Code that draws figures

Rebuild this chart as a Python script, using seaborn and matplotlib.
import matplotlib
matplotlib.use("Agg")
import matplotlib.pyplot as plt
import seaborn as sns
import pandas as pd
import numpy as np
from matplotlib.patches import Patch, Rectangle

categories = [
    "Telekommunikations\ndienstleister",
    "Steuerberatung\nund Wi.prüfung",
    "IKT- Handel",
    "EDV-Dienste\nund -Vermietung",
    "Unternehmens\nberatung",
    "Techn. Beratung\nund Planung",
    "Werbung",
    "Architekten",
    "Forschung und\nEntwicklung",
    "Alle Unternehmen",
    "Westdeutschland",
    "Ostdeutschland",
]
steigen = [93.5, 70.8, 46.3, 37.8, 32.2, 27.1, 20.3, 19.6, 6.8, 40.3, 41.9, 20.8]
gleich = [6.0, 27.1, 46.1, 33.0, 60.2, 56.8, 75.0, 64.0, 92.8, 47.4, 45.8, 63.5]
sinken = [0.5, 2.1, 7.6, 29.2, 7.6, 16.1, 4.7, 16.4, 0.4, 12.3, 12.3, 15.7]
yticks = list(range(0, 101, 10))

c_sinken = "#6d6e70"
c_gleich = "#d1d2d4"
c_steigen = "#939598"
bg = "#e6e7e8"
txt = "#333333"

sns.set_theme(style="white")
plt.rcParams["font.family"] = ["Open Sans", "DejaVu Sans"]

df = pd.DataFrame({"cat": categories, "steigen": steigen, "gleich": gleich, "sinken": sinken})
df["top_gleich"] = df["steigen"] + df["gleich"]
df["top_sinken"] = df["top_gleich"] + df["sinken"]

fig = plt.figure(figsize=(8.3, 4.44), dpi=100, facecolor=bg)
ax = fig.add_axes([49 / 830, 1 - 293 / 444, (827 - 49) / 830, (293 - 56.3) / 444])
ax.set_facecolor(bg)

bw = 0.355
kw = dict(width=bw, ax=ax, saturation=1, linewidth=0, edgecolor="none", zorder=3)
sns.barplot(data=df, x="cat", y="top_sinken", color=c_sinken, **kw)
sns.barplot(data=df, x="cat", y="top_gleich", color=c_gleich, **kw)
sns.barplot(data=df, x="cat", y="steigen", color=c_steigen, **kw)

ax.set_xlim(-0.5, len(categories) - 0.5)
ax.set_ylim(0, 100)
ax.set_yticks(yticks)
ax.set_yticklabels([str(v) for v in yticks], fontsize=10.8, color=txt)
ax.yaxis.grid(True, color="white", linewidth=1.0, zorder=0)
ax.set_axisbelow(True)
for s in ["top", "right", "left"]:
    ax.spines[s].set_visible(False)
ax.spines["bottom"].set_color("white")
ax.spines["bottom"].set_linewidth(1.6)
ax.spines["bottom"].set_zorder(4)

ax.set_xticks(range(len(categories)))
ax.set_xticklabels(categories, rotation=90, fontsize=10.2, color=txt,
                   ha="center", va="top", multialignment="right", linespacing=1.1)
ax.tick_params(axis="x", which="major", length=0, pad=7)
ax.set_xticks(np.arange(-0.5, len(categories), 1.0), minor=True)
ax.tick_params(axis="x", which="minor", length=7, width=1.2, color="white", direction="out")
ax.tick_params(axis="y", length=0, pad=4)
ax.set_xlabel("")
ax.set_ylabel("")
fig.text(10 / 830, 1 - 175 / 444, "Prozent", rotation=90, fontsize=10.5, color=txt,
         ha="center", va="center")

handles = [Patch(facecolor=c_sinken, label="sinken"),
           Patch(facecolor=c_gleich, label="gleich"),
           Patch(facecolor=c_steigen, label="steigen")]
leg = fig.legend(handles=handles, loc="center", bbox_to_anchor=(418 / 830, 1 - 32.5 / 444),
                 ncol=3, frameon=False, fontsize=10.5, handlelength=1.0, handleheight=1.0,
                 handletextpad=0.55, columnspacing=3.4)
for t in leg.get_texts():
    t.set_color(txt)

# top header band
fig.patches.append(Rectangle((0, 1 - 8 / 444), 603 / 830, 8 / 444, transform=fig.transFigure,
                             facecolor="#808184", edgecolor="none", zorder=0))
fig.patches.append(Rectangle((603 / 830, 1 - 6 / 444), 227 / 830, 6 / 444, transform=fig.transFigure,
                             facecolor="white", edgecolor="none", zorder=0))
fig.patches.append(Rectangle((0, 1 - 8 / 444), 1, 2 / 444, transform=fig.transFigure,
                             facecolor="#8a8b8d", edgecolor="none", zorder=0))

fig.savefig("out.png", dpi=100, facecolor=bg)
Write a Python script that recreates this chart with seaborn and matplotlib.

[REQUIRED WORK]
Restate each of the entries above verbatim.

[RESPONSE TO THE EXERCISE]
Rebuild this chart as a Python script, using seaborn and matplotlib.
import matplotlib
matplotlib.use("Agg")
import matplotlib.pyplot as plt
import seaborn as sns
import pandas as pd
import numpy as np
from matplotlib.patches import Patch, Rectangle

categories = [
    "Telekommunikations\ndienstleister",
    "Steuerberatung\nund Wi.prüfung",
    "IKT- Handel",
    "EDV-Dienste\nund -Vermietung",
    "Unternehmens\nberatung",
    "Techn. Beratung\nund Planung",
    "Werbung",
    "Architekten",
    "Forschung und\nEntwicklung",
    "Alle Unternehmen",
    "Westdeutschland",
    "Ostdeutschland",
]
steigen = [93.5, 70.8, 46.3, 37.8, 32.2, 27.1, 20.3, 19.6, 6.8, 40.3, 41.9, 20.8]
gleich = [6.0, 27.1, 46.1, 33.0, 60.2, 56.8, 75.0, 64.0, 92.8, 47.4, 45.8, 63.5]
sinken = [0.5, 2.1, 7.6, 29.2, 7.6, 16.1, 4.7, 16.4, 0.4, 12.3, 12.3, 15.7]
yticks = list(range(0, 101, 10))

c_sinken = "#6d6e70"
c_gleich = "#d1d2d4"
c_steigen = "#939598"
bg = "#e6e7e8"
txt = "#333333"

sns.set_theme(style="white")
plt.rcParams["font.family"] = ["Open Sans", "DejaVu Sans"]

df = pd.DataFrame({"cat": categories, "steigen": steigen, "gleich": gleich, "sinken": sinken})
df["top_gleich"] = df["steigen"] + df["gleich"]
df["top_sinken"] = df["top_gleich"] + df["sinken"]

fig = plt.figure(figsize=(8.3, 4.44), dpi=100, facecolor=bg)
ax = fig.add_axes([49 / 830, 1 - 293 / 444, (827 - 49) / 830, (293 - 56.3) / 444])
ax.set_facecolor(bg)

bw = 0.355
kw = dict(width=bw, ax=ax, saturation=1, linewidth=0, edgecolor="none", zorder=3)
sns.barplot(data=df, x="cat", y="top_sinken", color=c_sinken, **kw)
sns.barplot(data=df, x="cat", y="top_gleich", color=c_gleich, **kw)
sns.barplot(data=df, x="cat", y="steigen", color=c_steigen, **kw)

ax.set_xlim(-0.5, len(categories) - 0.5)
ax.set_ylim(0, 100)
ax.set_yticks(yticks)
ax.set_yticklabels([str(v) for v in yticks], fontsize=10.8, color=txt)
ax.yaxis.grid(True, color="white", linewidth=1.0, zorder=0)
ax.set_axisbelow(True)
for s in ["top", "right", "left"]:
    ax.spines[s].set_visible(False)
ax.spines["bottom"].set_color("white")
ax.spines["bottom"].set_linewidth(1.6)
ax.spines["bottom"].set_zorder(4)

ax.set_xticks(range(len(categories)))
ax.set_xticklabels(categories, rotation=90, fontsize=10.2, color=txt,
                   ha="center", va="top", multialignment="right", linespacing=1.1)
ax.tick_params(axis="x", which="major", length=0, pad=7)
ax.set_xticks(np.arange(-0.5, len(categories), 1.0), minor=True)
ax.tick_params(axis="x", which="minor", length=7, width=1.2, color="white", direction="out")
ax.tick_params(axis="y", length=0, pad=4)
ax.set_xlabel("")
ax.set_ylabel("")
fig.text(10 / 830, 1 - 175 / 444, "Prozent", rotation=90, fontsize=10.5, color=txt,
         ha="center", va="center")

handles = [Patch(facecolor=c_sinken, label="sinken"),
           Patch(facecolor=c_gleich, label="gleich"),
           Patch(facecolor=c_steigen, label="steigen")]
leg = fig.legend(handles=handles, loc="center", bbox_to_anchor=(418 / 830, 1 - 32.5 / 444),
                 ncol=3, frameon=False, fontsize=10.5, handlelength=1.0, handleheight=1.0,
                 handletextpad=0.55, columnspacing=3.4)
for t in leg.get_texts():
    t.set_color(txt)

# top header band
fig.patches.append(Rectangle((0, 1 - 8 / 444), 603 / 830, 8 / 444, transform=fig.transFigure,
                             facecolor="#808184", edgecolor="none", zorder=0))
fig.patches.append(Rectangle((603 / 830, 1 - 6 / 444), 227 / 830, 6 / 444, transform=fig.transFigure,
                             facecolor="white", edgecolor="none", zorder=0))
fig.patches.append(Rectangle((0, 1 - 8 / 444), 1, 2 / 444, transform=fig.transFigure,
                             facecolor="#8a8b8d", edgecolor="none", zorder=0))

fig.savefig("out.png", dpi=100, facecolor=bg)
Write a Python script that recreates this chart with seaborn and matplotlib.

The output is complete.